Moving along, verses 26-29 are seen in a rather negative light by many commentators. Many see them echoing the patriarchal attitudes towards women that were common in the ancient Near East world, that women were inherently less able to
do what is right than men. But that’s not the only way to interpret them. Dr. Dorsey, who did this translation, sees them more in line with Proverbs, where wisdom and folly are both personified as women. There is a seductive nature to folly. It seems good in so many ways, especially when many in the world follow in her ways. But she is a snare, a trap. Only those who seek God will escape her.
QOHELETH returns here at the end of chapter 7 to the idea that perfect righteousness is not to be found among people. But he doesn’t blame God for this. God made humankind righteous and upright, but we have “complicated” the world, as some translate this verse. This is a way of explaining the fall from grace that happens in Genesis chapter 3. The world is complicated. Right and wrong are seldom as obvious of choices as we would want them to be. God’s good design is perverted.

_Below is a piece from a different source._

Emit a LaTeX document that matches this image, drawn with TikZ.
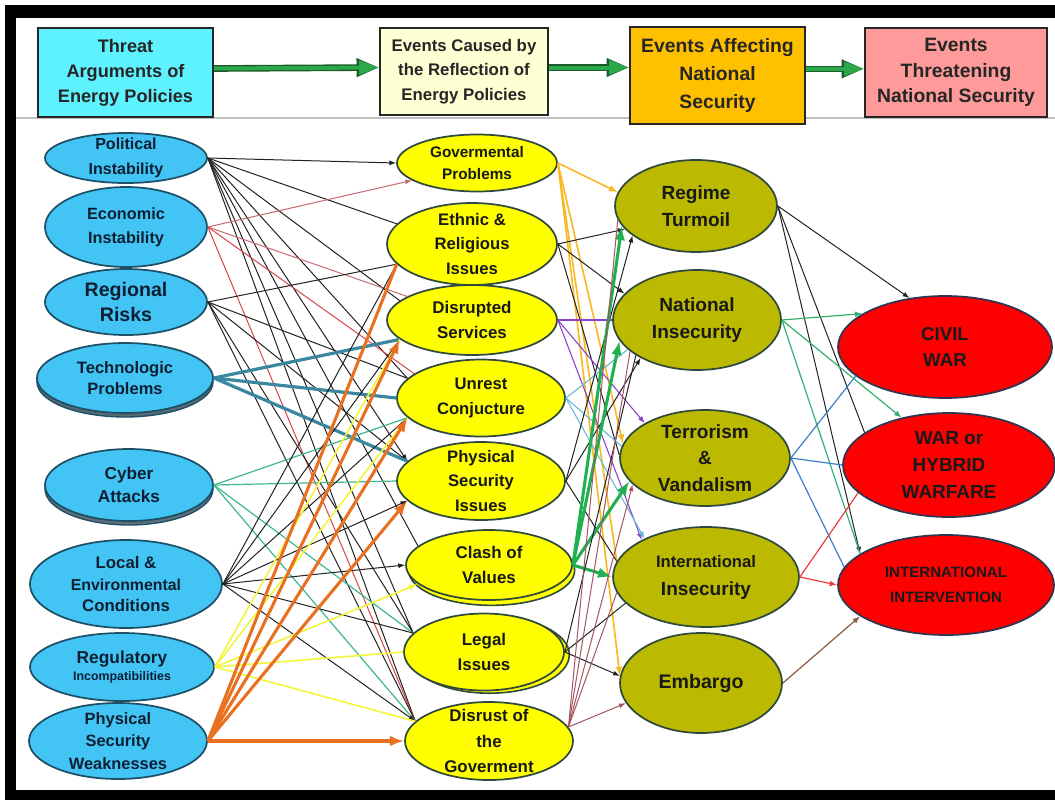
\documentclass[tikz,border=0pt]{standalone}
\usepackage{fontspec}
\setmainfont{Liberation Sans}
\usetikzlibrary{arrows.meta,shapes.geometric,backgrounds}
\definecolor{hcyan}{HTML}{5EF2FF}
\definecolor{hcream}{HTML}{FFFFD4}
\definecolor{horange}{HTML}{FFC000}
\definecolor{hpink}{HTML}{FF9A9A}
\definecolor{hgreen}{HTML}{2AA84A}
\definecolor{hdkgreen}{HTML}{1B5A2A}
\definecolor{lblue}{HTML}{42C5F4}
\definecolor{lrim}{HTML}{1D4F66}
\definecolor{ltext}{HTML}{0E1F33}
\definecolor{myellow}{HTML}{FFFF00}
\definecolor{mrim}{HTML}{2F4A3C}
\definecolor{folive}{HTML}{BCBA00}
\definecolor{fred}{HTML}{FF0000}
\definecolor{rrim}{HTML}{2E3550}
% connector colours
\definecolor{cblk}{HTML}{222222}
\definecolor{cred}{HTML}{D8424A}
\definecolor{cpink}{HTML}{C86A70}
\definecolor{cteal}{HTML}{3A87A0}
\definecolor{cmint}{HTML}{3DB88A}
\definecolor{cyel}{HTML}{F4F43A}
\definecolor{corg}{HTML}{E8701E}
\definecolor{cgold}{HTML}{F8B820}
\definecolor{cpurp}{HTML}{8A40C8}
\definecolor{csky}{HTML}{62B6D8}
\definecolor{cgrn}{HTML}{20B050}
\definecolor{cbrn}{HTML}{A45560}
\definecolor{csea}{HTML}{33B070}
\definecolor{cblu}{HTML}{3A80C8}
\definecolor{cscar}{HTML}{F03C3C}
\definecolor{cumb}{HTML}{8B5A3C}
\newcommand{\txtsize}[2]{\fontsize{#1}{#2}\selectfont\bfseries}
\tikzset{
  hdr/.style    = {draw=black!85, line width=1.2pt, rectangle, align=center,
                   inner sep=0pt, text=black!85},
  oval/.style   = {ellipse, line width=1.3pt, align=center,
                   inner xsep=0pt, inner ysep=-4pt},
  threat/.style = {oval, draw=lrim, fill=lblue, text=ltext},
  cause/.style  = {oval, draw=mrim, fill=myellow, text=black!90},
  affect/.style = {oval, draw=mrim, fill=folive, text=black!90},
  danger/.style = {oval, draw=rrim, fill=fred, text=black!90},
  harrow/.style = {line width=3pt, draw=hgreen,
                   -{Triangle[length=15pt,width=10pt]},
                   preaction={draw=hdkgreen, line width=5pt,
                              -{Triangle[length=17pt,width=13pt]}}},
  tip/.style    = {-{Latex[scale=0.8]}},
  blk/.style    = {draw=cblk, line width=0.75pt},
  redln/.style  = {draw=cred, line width=0.75pt},
  pinkln/.style = {draw=cpink, line width=0.75pt},
  tealln/.style = {draw=cteal, line width=2.4pt},
  mintln/.style = {draw=cmint, line width=0.9pt},
  yelln/.style  = {draw=cyel, line width=1.2pt},
  orgln/.style  = {draw=corg, line width=2.3pt},
  goldln/.style = {draw=cgold, line width=1.2pt},
  purpln/.style = {draw=cpurp, line width=0.8pt},
  skyln/.style  = {draw=csky, line width=0.8pt},
  grnln/.style  = {draw=cgrn, line width=2.3pt},
  brnln/.style  = {draw=cbrn, line width=0.75pt},
  sealn/.style  = {draw=csea, line width=0.9pt},
  bluln/.style  = {draw=cblu, line width=0.9pt},
  scarln/.style = {draw=cscar, line width=0.9pt},
  umbln/.style  = {draw=cumb, line width=0.9pt},
}
\begin{document}
\begin{tikzpicture}[x=0.75pt, y=-0.75pt]
\useasboundingbox (0,0) rectangle (1055,800);
% ---- frame ----
\fill[black] (5,5) rectangle (1055,18);
\fill[black] (5,5) rectangle (16,800);
\fill[black] (5,790) rectangle (1055,800);
\draw[gray!50, line width=0.8pt] (16,118) -- (1055,118);
% ---- header boxes ----
\node[hdr, fill=hcyan, minimum width=131.25pt, minimum height=66.75pt,
      font=\txtsize{13.6}{18.75}] (h1) at (125.5,72.5)
  {Threat\\Arguments of\\Energy Policies};
\node[hdr, fill=hcream, minimum width=126pt, minimum height=65.25pt,
      font=\txtsize{12.6}{18.5}] (h2) at (464,71.5)
  {Events Caused by\\the Reflection of\\Energy Policies};
\node[hdr, fill=horange, minimum width=131.25pt, minimum height=72.75pt,
      font=\txtsize{14.5}{21}] (h3) at (717.5,75.5)
  {Events Affecting\\National\\Security};
\node[hdr, fill=hpink, minimum width=136.5pt, minimum height=66.75pt,
      font=\txtsize{14.5}{19}] (h4) at (956,72.5)
  {Events\\Threatening\\National Security};
\draw[harrow] ([yshift=3pt]h1.east) -- ([yshift=3pt]h2.west);
\draw[harrow] ([yshift=3pt]h2.east) -- ([yshift=3pt]h2.east -| h3.west);
\draw[harrow] ([yshift=5pt]h3.east) -- ([yshift=5pt]h3.east -| h4.west);
% ---- threat arguments ----
\node[threat, minimum width=121.5pt, minimum height=37.5pt,
      font=\txtsize{12}{18.5}] (pol) at (126,158) {Political\\Instability};
\node[threat, minimum width=121.5pt, minimum height=60pt,
      font=\txtsize{12.2}{18}] (eco) at (126,227) {Economic\\Instability};
\node[threat, minimum width=121.5pt, minimum height=49.5pt,
      font=\txtsize{14.7}{18.75}] (reg) at (126,302) {Regional\\Risks};
\node[threat, minimum width=132pt, minimum height=52.5pt,
      font=\txtsize{12.4}{16}] (tec) at (125,378) {Technologic\\Problems};
\node[threat, minimum width=126pt, minimum height=54pt,
      font=\txtsize{12.9}{17}] (cyb) at (129,485) {Cyber\\Attacks};
\node[threat, minimum width=144pt, minimum height=66pt,
      font=\txtsize{12.6}{16}] (loc) at (126,584)
  {Local \&\\{\txtsize{11.9}{16}Environmental}\\Conditions};
\node[threat, minimum width=138pt, minimum height=51pt,
      font=\txtsize{13}{15}] (rgl) at (122,667)
  {Regulatory\\[-2pt]{\txtsize{9.3}{12}Incompatibilities}};
\node[threat, minimum width=133.5pt, minimum height=57pt,
      font=\txtsize{12.3}{17}] (phw) at (118,741)
  {Physical\\Security\\Weaknesses};
% ---- events caused ----
\node[cause, minimum width=120pt, minimum height=42.75pt,
      font=\txtsize{11.5}{17}] (gov) at (477,163) {Govermental\\Problems};
\node[cause, minimum width=127.5pt, minimum height=61.5pt,
      font=\txtsize{12.5}{18.4}] (eth) at (472,244) {Ethnic \&\\Religious\\Issues};
\node[cause, minimum width=127.5pt, minimum height=52.5pt,
      font=\txtsize{12.7}{18.5}] (dis) at (472,320) {Disrupted\\Services};
\node[cause, minimum width=126pt, minimum height=57.75pt,
      font=\txtsize{12.5}{19}] (unr) at (481,398) {Unrest\\Conjucture};
\node[cause, minimum width=126pt, minimum height=58.5pt,
      font=\txtsize{12.5}{18.4}] (psi) at (481,481) {Physical\\Security\\Issues};
\node[cause, minimum width=124.5pt, minimum height=52.5pt,
      font=\txtsize{12.7}{18.5}] (cla) at (489,565) {Clash of\\Values};
\node[cause, minimum width=120pt, minimum height=57.75pt,
      font=\txtsize{12.7}{19}] (leg) at (484,652) {Legal\\Issues};
\node[cause, minimum width=126pt, minimum height=58.5pt,
      font=\txtsize{12.7}{19}] (dgv) at (489,741) {Disrust of\\the\\Goverment};
% ---- events affecting ----
\node[affect, minimum width=121.5pt, minimum height=69pt,
      font=\txtsize{14.3}{20}] (rgm) at (696,206) {Regime\\Turmoil};
\node[affect, minimum width=126pt, minimum height=75pt,
      font=\txtsize{14.3}{20}] (nat) at (697,320) {National\\Insecurity};
\node[affect, minimum width=127.5pt, minimum height=72pt,
      font=\txtsize{14.3}{20}] (ter) at (705,458) {Terrorism\\\&\\Vandalism};
\node[affect, minimum width=139.5pt, minimum height=75pt,
      font=\txtsize{14.3}{21}] (int) at (706,577)
  {{\txtsize{12.5}{21}International}\\Insecurity};
\node[affect, minimum width=121.5pt, minimum height=75pt,
      font=\txtsize{14.7}{20}] (emb) at (701,683) {Embargo};
% ---- events threatening ----
\node[danger, minimum width=160.5pt, minimum height=76.5pt,
      font=\txtsize{14}{20}] (civ) at (945,347) {CIVIL\\WAR};
\node[danger, minimum width=159pt, minimum height=78pt,
      font=\txtsize{14.2}{20}] (war) at (949,465) {WAR or\\HYBRID\\WARFARE};
\node[danger, minimum width=162pt, minimum height=75pt,
      font=\txtsize{11.3}{18.5}] (iin) at (946,585) {INTERNATIONAL\\INTERVENTION};
% ---- shadows ----
\begin{scope}[on background layer]
  \draw[lrim, fill=lrim!45!gray, line width=1pt]
    ([yshift=-3pt]tec.center) ellipse (66pt and 26.25pt);
  \draw[lrim, fill=lrim!35!gray, line width=1pt]
    ([yshift=-3pt]cyb.center) ellipse (63pt and 27pt);
  \draw[mrim, fill=myellow, line width=1.2pt]
    ([xshift=2pt,yshift=-4pt]cla.center) ellipse (62.25pt and 26.25pt);
  \draw[mrim, fill=myellow, line width=1.2pt]
    ([xshift=4pt,yshift=-2pt]leg.center) ellipse (60pt and 28.9pt);
\end{scope}
% ---- threat arguments -> events caused ----
\draw[blk,tip] (pol.east) -- (gov.west);
\draw[blk,tip] (pol.east) -- (psi.165);
\foreach \t in {eth,dis,unr,cla,leg,dgv} \draw[blk] (pol.east) -- (\t.165);
\draw[pinkln,tip] (eco.east) -- (gov.195);
\draw[pinkln] (eco.east) -- (dis.160);
\draw[redln] (eco.east) -- (unr.160);
\draw[redln] (eco.east) -- (dgv.165);
\draw[blk] (reg.east) -- (eth.195);
\foreach \t in {unr,psi,leg,dgv} \draw[blk] (reg.east) -- (\t.165);
\foreach \t/\a in {dis/195,unr/180,psi/165} \draw[tealln] (tec.east) -- (\t.\a);
\foreach \t/\a in {unr/195,psi/180,leg/165,dgv/165} \draw[mintln] (cyb.east) -- (\t.\a);
\foreach \t/\a in {eth/195,dis/195,unr/195,leg/165} \draw[blk] (loc.east) -- (\t.\a);
\foreach \t/\a in {psi/195,cla/180,dgv/165} \draw[blk,tip] (loc.east) -- (\t.\a);
\foreach \t/\a in {dis/195,unr/195,leg/180,dgv/165} \draw[yelln] (rgl.east) -- (\t.\a);
\draw[yelln,tip] (rgl.east) -- (cla.195);
\draw[orgln] (phw.east) -- (eth.195);
\foreach \t/\a in {dis/195,unr/195,psi/195,dgv/180} \draw[orgln,tip] (phw.east) -- (\t.\a);
% ---- events caused -> events affecting ----
\draw[goldln,tip] (gov.east) -- (rgm.170);
\draw[goldln,tip] (gov.east) -- (ter.170);
\draw[goldln] (gov.east) -- (int.170);
\draw[goldln,tip] (gov.east) -- (emb.175);
\draw[blk,tip] (eth.east) -- (rgm.198);
\draw[blk,tip] (eth.east) -- (nat.160);
\draw[blk] (eth.east) -- (ter.178);
\draw[purpln] (dis.east) -- (nat.west);
\draw[purpln,tip] (dis.east) -- (ter.150);
\draw[purpln,tip] (dis.east) -- (int.150);
\draw[skyln] (unr.east) -- (nat.203);
\draw[skyln] (unr.east) -- (ter.172);
\draw[skyln,tip] (unr.east) -- (int.148);
\draw[blk,tip] (psi.east) -- (rgm.205);
\draw[blk,tip] (psi.east) -- (nat.214);
\draw[blk] (psi.east) -- (int.170);
\foreach \t/\a in {rgm/195,nat/195,ter/197,int/180} \draw[grnln,tip] (cla.east) -- (\t.\a);
\draw[blk] (leg.east) -- (nat.210);
\draw[blk] (leg.east) -- (int.198);
\draw[blk,tip] (leg.east) -- (emb.175);
\foreach \t/\a in {rgm/190,nat/205,int/190} \draw[brnln] (dgv.10) -- (\t.\a);
\draw[brnln,tip] (dgv.10) -- (ter.200);
\draw[brnln,tip] (dgv.10) -- (emb.195);
% ---- events affecting -> events threatening ----
\draw[blk,tip] (rgm.east) -- (civ.126);
\draw[blk] (rgm.east) -- (war.159);
\draw[blk,tip] (rgm.east) -- (iin.160);
\draw[sealn,tip] (nat.east) -- (civ.158);
\draw[sealn,tip] (nat.east) -- (war.135);
\draw[sealn] (nat.east) -- (iin.160);
\foreach \t/\a in {civ/198,war/180,iin/170} \draw[bluln] (ter.east) -- (\t.\a);
\draw[scarln] (int.east) -- (war.197);
\draw[scarln,tip] (int.east) -- (iin.west);
\draw[umbln,tip] (emb.east) -- (iin.200);
\end{tikzpicture}
\end{document}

QOHELETH moves on in chapter 8 to say, “Obey the king.” Assuming that QOHELETH is King Solomon, it seems a rather self-serving piece of advice, right? Well, yes, but the general principle is still true: Life goes easier when we obey the law of the land. And assuming that those laws don’t defy God, then we should. Any loyalty to people must be limited by loyalty to God. “We must obey God rather than human beings,” Peter and John said to the Sanhedrin in the book of Acts.
“The wise person knows how and when to do things.” And yet, the future remains uncertain. The only real certainty is death.
This goes back to the subject at the start of the chapter: Death is the great inevitability. The height of wisdom is to fear God and to live life in preparation for death.